The last couple words of Sir William were almost gone, where the fuck was that freak, Poor Tony, when a brother needed him?
After much roaming and back tracking, Lenz happened upon an empty street with a conveniently vacant, lone taxicab. He had no idea where to go; he just knew he had to get as far away from here as possible and the direction had to be North. It was the only way to go. The miasma of directionlessness was still on him as he entered the cab so when the driver asked him where he wanted to go he simply said, ‘The library in North Boston, and step on it.’
It all started to unravel a few minutes later when the taxi came to rest at a stoplight and signaled left to get on the southbound part of the Boston Turnpike. 
The ‘Rosinbloomer’ was in Lenz’ trembling hands before he even realized it was there. 
‘Hey! Hey! I said North man! Just where the fuck are you going?’
‘Please, Sir. Calm down! With this crazy spaghetti bowl the quickest way North from here is the South turnpike.’

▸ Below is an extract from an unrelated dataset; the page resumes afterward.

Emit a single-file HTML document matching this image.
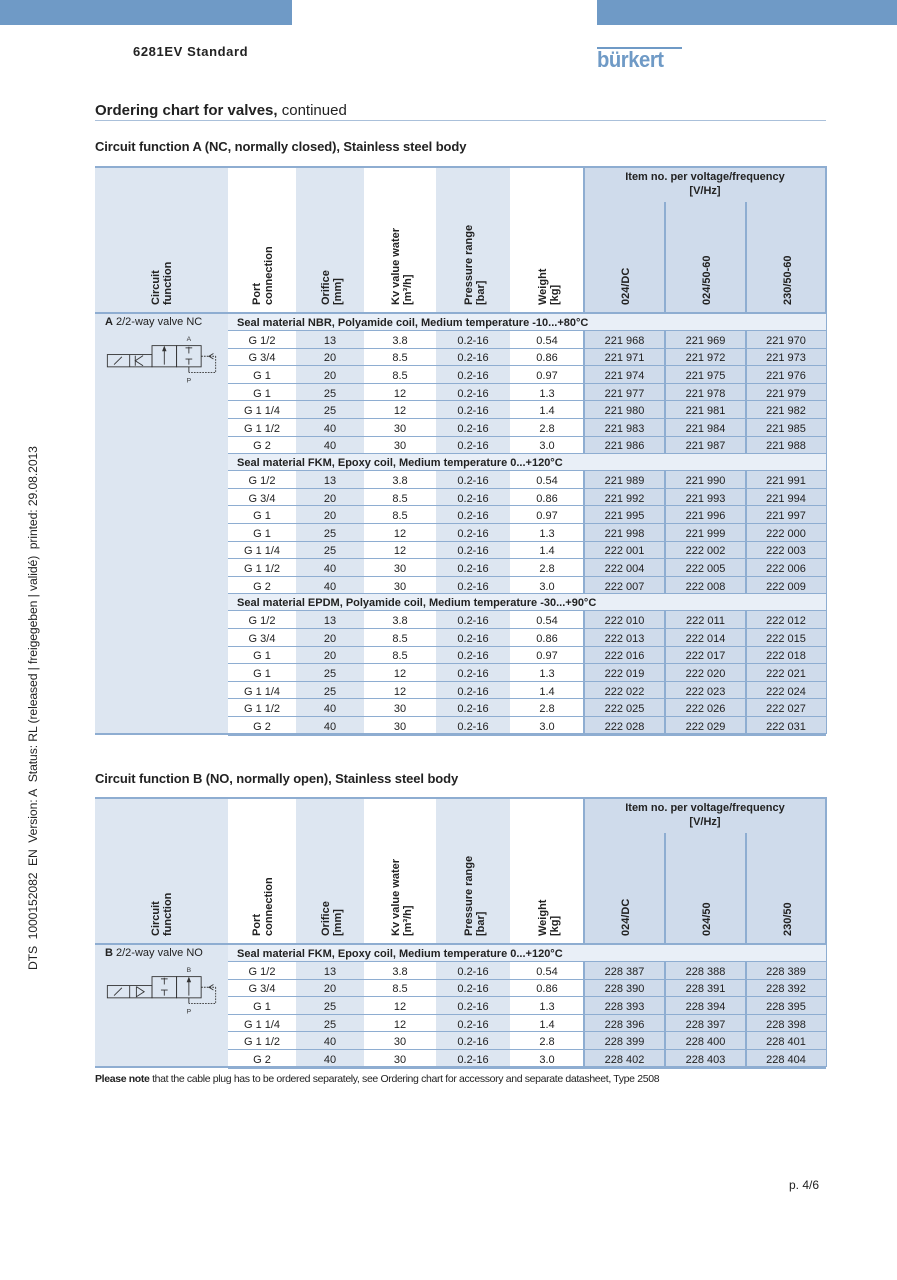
<!DOCTYPE html>
<html><head><meta charset="utf-8">
<style>
body{margin:0;width:897px;height:1280px;position:relative;background:#fff;font-family:"Liberation Sans",Arial,sans-serif;color:#222;overflow:hidden}
.abs{position:absolute}
.cell{position:absolute;display:flex;align-items:center;justify-content:center;font-size:11px;box-sizing:border-box;white-space:nowrap}
.vh{position:absolute;font-size:11px;font-weight:bold;line-height:12px;transform-origin:0 0;transform:rotate(-90deg);white-space:nowrap}
</style></head>
<body>
<div class="abs" style="left:0;top:0;width:292px;height:25px;background:#6f9ac6"></div>
<div class="abs" style="left:597px;top:0;width:300px;height:25px;background:#6f9ac6"></div>
<div class="abs" style="left:133px;top:44px;font-size:13px;font-weight:bold;letter-spacing:0.6px">6281EV Standard</div>
<div class="abs" style="left:597px;top:45px;width:85px;height:26px">
  <div style="position:absolute;left:0;top:2px;width:85px;height:2px;background:#6f9ac6"></div>
  <div style="position:absolute;left:0;top:4px;font-size:22px;font-weight:bold;color:#6f9ac6;letter-spacing:-0.5px;line-height:22px;transform:scaleX(0.92);transform-origin:0 0">bürkert</div>
</div>
<div class="abs" style="left:95px;top:102px;font-size:15px"><b style="font-weight:bold">Ordering chart for valves,</b> continued</div>
<div class="abs" style="left:95px;top:120px;width:731px;height:1px;background:#aac0da"></div>
<div class="abs" style="left:95px;top:139px;font-size:13px;font-weight:bold;letter-spacing:-0.1px">Circuit function A (NC, normally closed), Stainless steel body</div>
<div class="abs" style="left:95px;top:771px;font-size:13px;font-weight:bold;letter-spacing:-0.1px">Circuit function B (NO, normally open), Stainless steel body</div>
<div class="abs" style="left:26px;top:970px;font-size:12.2px;transform-origin:0 0;transform:rotate(-90deg);white-space:nowrap;letter-spacing:-0.1px">DTS&nbsp; 1000152082&nbsp; EN&nbsp; Version: A&nbsp; Status: RL (released | freigegeben | validé)&nbsp; printed: 29.08.2013</div>
<div class="abs" style="left:95px;top:1073px;font-size:10.5px;letter-spacing:-0.35px"><b>Please note</b> that the cable plug has to be ordered separately, see Ordering chart for accessory and separate datasheet, Type 2508</div>
<div class="abs" style="left:789px;top:1178px;font-size:12px">p. 4/6</div>
<div id="root"></div>
<script>
// Table A data
const portsA = ["G 1/2","G 3/4","G 1","G 1","G 1 1/4","G 1 1/2","G 2"];
const orificeA = ["13","20","20","25","25","40","40"];
const kvA = ["3.8","8.5","8.5","12","12","30","30"];
const pressureA = ["0.2-16","0.2-16","0.2-16","0.2-16","0.2-16","0.2-16","0.2-16"];
const weightA = ["0.54","0.86","0.97","1.3","1.4","2.8","3.0"];
const sectionTitlesA = ["Seal material NBR, Polyamide coil, Medium temperature -10...+80°C","Seal material FKM, Epoxy coil, Medium temperature 0...+120°C","Seal material EPDM, Polyamide coil, Medium temperature -30...+90°C"];
const itemsA1 = [["221 968","221 969","221 970"],["221 971","221 972","221 973"],["221 974","221 975","221 976"],["221 977","221 978","221 979"],["221 980","221 981","221 982"],["221 983","221 984","221 985"],["221 986","221 987","221 988"]];
const itemsA2 = [["221 989","221 990","221 991"],["221 992","221 993","221 994"],["221 995","221 996","221 997"],["221 998","221 999","222 000"],["222 001","222 002","222 003"],["222 004","222 005","222 006"],["222 007","222 008","222 009"]];
const itemsA3 = [["222 010","222 011","222 012"],["222 013","222 014","222 015"],["222 016","222 017","222 018"],["222 019","222 020","222 021"],["222 022","222 023","222 024"],["222 025","222 026","222 027"],["222 028","222 029","222 031"]];
const voltagesA = ["024/DC","024/50-60","230/50-60"];
// Table B data
const portsB = ["G 1/2","G 3/4","G 1","G 1 1/4","G 1 1/2","G 2"];
const orificeB = ["13","20","25","25","40","40"];
const kvB = ["3.8","8.5","12","12","30","30"];
const pressureB = ["0.2-16","0.2-16","0.2-16","0.2-16","0.2-16","0.2-16"];
const weightB = ["0.54","0.86","1.3","1.4","2.8","3.0"];
const sectionTitlesB = ["Seal material FKM, Epoxy coil, Medium temperature 0...+120°C"];
const itemsB1 = [["228 387","228 388","228 389"],["228 390","228 391","228 392"],["228 393","228 394","228 395"],["228 396","228 397","228 398"],["228 399","228 400","228 401"],["228 402","228 403","228 404"]];
const voltagesB = ["024/DC","024/50","230/50"];

const X=[95,228,296,364,436,510,584,665,746,826];
const LINE="#8eadd1", LB="#dde6f1", ITEM="#cfdbeb", SEC="#e9eff7";
const root=document.getElementById('root');
function box(l,t,w,h,bg,name){const d=document.createElement('div');d.className='abs';d.style.cssText=`left:${l}px;top:${t}px;width:${w}px;height:${h}px;background:${bg}`;


root.appendChild(d);return d;}
function text(l,t,w,h,s,name,extra){const d=document.createElement('div');d.className='cell';d.style.cssText=`left:${l}px;top:${t}px;width:${w}px;height:${h}px;${extra||''}`;d.textContent=s;


root.appendChild(d);return d;}
function vtext(x,bottom,lines,name){const d=document.createElement('div');d.className='vh';d.style.left=x+'px';d.style.top=bottom+'px';d.innerHTML=lines.join('<br>');


root.appendChild(d);}
function symbol(top,type){
  const s=type==='A'?
  `<svg width="134" height="67" viewBox="0 0 120 60" style="position:absolute;left:104px;top:${top}px"><g fill="none" stroke="#333" stroke-width="0.8">
   <rect x="3" y="22" width="40" height="11"/><line x1="23" y1="22" x2="23" y2="33"/><line x1="9" y1="31" x2="16" y2="24"/>
   <polyline points="35,23 28,27.5 35,32"/><line x1="28" y1="23" x2="28" y2="32"/>
   <rect x="43" y="14" width="22" height="19"/><rect x="65" y="14" width="22" height="19"/>
   <line x1="54" y1="31" x2="54" y2="17"/><line x1="76" y1="15" x2="76" y2="21"/><line x1="73" y1="16" x2="79" y2="16"/>
   <line x1="76" y1="31" x2="76" y2="26"/><line x1="73" y1="26" x2="79" y2="26"/><line x1="76" y1="33" x2="76" y2="38"/>
   <polyline points="87,23.5 100,23.5" stroke-dasharray="1.5,1"/><polyline points="100,23.5 100,38 76,38" stroke-dasharray="1.5,1"/>
   <polyline points="98,21 94,23.5 98,26"/></g>
   <polygon points="54,14 52,19 56,19" fill="#333"/>
   <text x="74" y="10" font-size="6" font-family="Liberation Sans" fill="#333">A</text><text x="74" y="47" font-size="6" font-family="Liberation Sans" fill="#333">P</text></svg>`
  :
  `<svg width="134" height="67" viewBox="0 0 120 60" style="position:absolute;left:104px;top:${top}px"><g fill="none" stroke="#333" stroke-width="0.8">
   <rect x="3" y="22" width="40" height="11"/><line x1="23" y1="22" x2="23" y2="33"/><line x1="9" y1="31" x2="16" y2="24"/>
   <polyline points="29,23 36,27.5 29,32 29,23"/>
   <rect x="43" y="14" width="22" height="19"/><rect x="65" y="14" width="22" height="19"/>
   <line x1="54" y1="15" x2="54" y2="21"/><line x1="51" y1="16" x2="57" y2="16"/><line x1="54" y1="31" x2="54" y2="26"/><line x1="51" y1="26" x2="57" y2="26"/>
   <line x1="76" y1="31" x2="76" y2="17"/><line x1="76" y1="33" x2="76" y2="38"/>
   <polyline points="87,23.5 100,23.5" stroke-dasharray="1.5,1"/><polyline points="100,23.5 100,38 76,38" stroke-dasharray="1.5,1"/>
   <polyline points="98,21 94,23.5 98,26"/></g>
   <polygon points="76,14 74,19 78,19" fill="#333"/>
   <text x="74" y="10" font-size="6" font-family="Liberation Sans" fill="#333">B</text><text x="74" y="47" font-size="6" font-family="Liberation Sans" fill="#333">P</text></svg>`;
  const w=document.createElement('div');w.innerHTML=s;const el=w.firstChild;
  
  
  root.appendChild(el);
}
function makeTable(top,ports,orif,kv,press,weight,titles,itemSets,volts,letter,label,id){
  const HH=147,SH=17,RH=17.6;
  const nRows=ports.length;
  const total=HH+titles.length*(SH+nRows*RH);
  box(X[0],top,X[1]-X[0],total,LB,id+'-circuit-column');
  const hbg=[null,'#fff',LB,'#fff',LB,'#fff'];
  for(let c=1;c<6;c++) box(X[c],top,X[c+1]-X[c],HH,hbg[c],id+'-header-col-'+c);
  box(X[6],top,X[9]-X[6],HH,ITEM,id+'-item-header');
  box(X[0],top,X[9]-X[0],2,LINE,id+'-top-rule');
  box(X[6]-1,top,2,HH,LINE,id+'-item-header-left');
  box(X[9]-1,top,2,total,LINE,id+'-right-rule');
  box(X[7]-1,top+36,2,HH-36,LINE,id+'-vdiv1');
  box(X[8]-1,top+36,2,HH-36,LINE,id+'-vdiv2');
  text(X[6],top+3,X[9]-X[6],16,'Item no. per voltage/frequency',id+'-item-header-title','font-weight:bold');
  text(X[6],top+17,X[9]-X[6],16,'[V/Hz]',id+'-item-header-unit','font-weight:bold');
  const bot=top+HH-8;
  vtext(150,bot,['Circuit','function'],id+'-h-circuit');
  vtext(251,bot,['Port','connection'],id+'-h-port');
  vtext(320,bot,['Orifice','[mm]'],id+'-h-orifice');
  vtext(390,bot,['Kv value water','[m³/h]'],id+'-h-kv');
  vtext(463,bot,['Pressure range','[bar]'],id+'-h-pressure');
  vtext(537,bot,['Weight','[kg]'],id+'-h-weight');
  vtext(620,bot,[volts[0]],id+'-h-v1');
  vtext(701,bot,[volts[1]],id+'-h-v2');
  vtext(782,bot,[volts[2]],id+'-h-v3');
  box(X[0],top+HH-1,X[9]-X[0],2,LINE,id+'-header-rule');
  const lab=document.createElement('div');lab.className='abs';lab.style.cssText=`left:105px;top:${top+HH+3}px;font-size:11px`;lab.innerHTML=`<b>${letter}</b> ${label}`;
  
  
  root.appendChild(lab);
  symbol(top+HH+17,letter);
  let y=top+HH+1;
  titles.forEach((t,si)=>{
    box(X[1],y,X[9]-X[1],SH,SEC,id+'-section-'+si);
    text(X[1]+9,y,500,SH,t,id+'-section-title-'+si,'justify-content:flex-start;font-weight:bold');
    y+=SH;
    box(X[1],y-1,X[9]-X[1],2,LINE,id+'-section-rule-'+si);
    const items=itemSets[si];
    for(let r=0;r<nRows;r++){
      const vals=[ports[r],orif[r],kv[r],press[r],weight[r]];
      const bgs=['#fff',LB,'#fff',LB,'#fff'];
      for(let c=0;c<5;c++){box(X[c+1],y,X[c+2]-X[c+1],RH,bgs[c],id+'-cellbg');text(X[c+1],y+1,X[c+2]-X[c+1],RH,vals[c],id+'-cell-'+si+'-'+r+'-'+c);}
      for(let k=0;k<3;k++){box(X[6+k],y,X[7+k]-X[6+k],RH,ITEM,id+'-itembg');text(X[6+k],y+1,X[7+k]-X[6+k],RH,items[r][k],id+'-item-'+si+'-'+r+'-'+k);}
      for(let k=0;k<3;k++) box(X[6+k]-1,y,2,RH,LINE,id+'-item-div');
      y+=RH;
      box(X[1],y-1,X[9]-X[1],(r===nRows-1)?2:1.5,LINE,id+'-row-rule');
    }
  });
  box(X[0],top+total-1,X[9]-X[0],2,LINE,id+'-bottom-rule');
}
makeTable(166,portsA,orificeA,kvA,pressureA,weightA,sectionTitlesA,[itemsA1,itemsA2,itemsA3],voltagesA,'A','2/2-way valve NC','table-a');
makeTable(797,portsB,orificeB,kvB,pressureB,weightB,sectionTitlesB,[itemsB1],voltagesB,'B','2/2-way valve NO','table-b');
</script>
</body></html>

‘What? I don’t care about quick, man. I said fucking North. And you wanna go south? South shouldn’t even be part of your vocabulary right now, Pal.’ Lenz starts squirting lighter fluid all over the taxicab driver’s head. He rolled the wheel of the zippo and the spark was all it took to set off a huge conflagration that engulfed the whole top half of the inside of the car. The man somehow stayed silent as his face and head started to melt and the hideous stench of burning flesh began to waft in all directions at once. Lenz ducked and scrambled for the door latch. Rolling out onto the street, Lenz was up on his feet and looking at the cab; always fascinated, rarely giving up the chance to see the end results of his handiwork. To his amazement the cab driver got out of the car and took two flaming steps toward him and reached one arm out toward him in some sort of final act of defiance before falling in a smoldering heap of hot and bubbling tallow.

Lenz looked to the sky again and there it was in all its neon glory. The familiar clock stood out against the landscape that he had no idea how he missed it earlier. 

He triangulated quickly, got his bearings and ran. Soon, to his dismay, the streets started looking familiar again. The tennis academy was lit up bright. A shining sign of salvation on a moonless night. He ran past it and soon was at the Ennet House front steps again. All was silent and serene, no signs of the chaos that erupted earlier, of which he played no small part in causing. He made it to the stairs, sat down utterly exhausted and didn’t even think about Sir William before he passed out with it cradled protectively in his lap. Hours later the thick, baritone voice of Gately, urging him to live life through trite cliches woke him but when he opened his eyes Gately was no where to be found.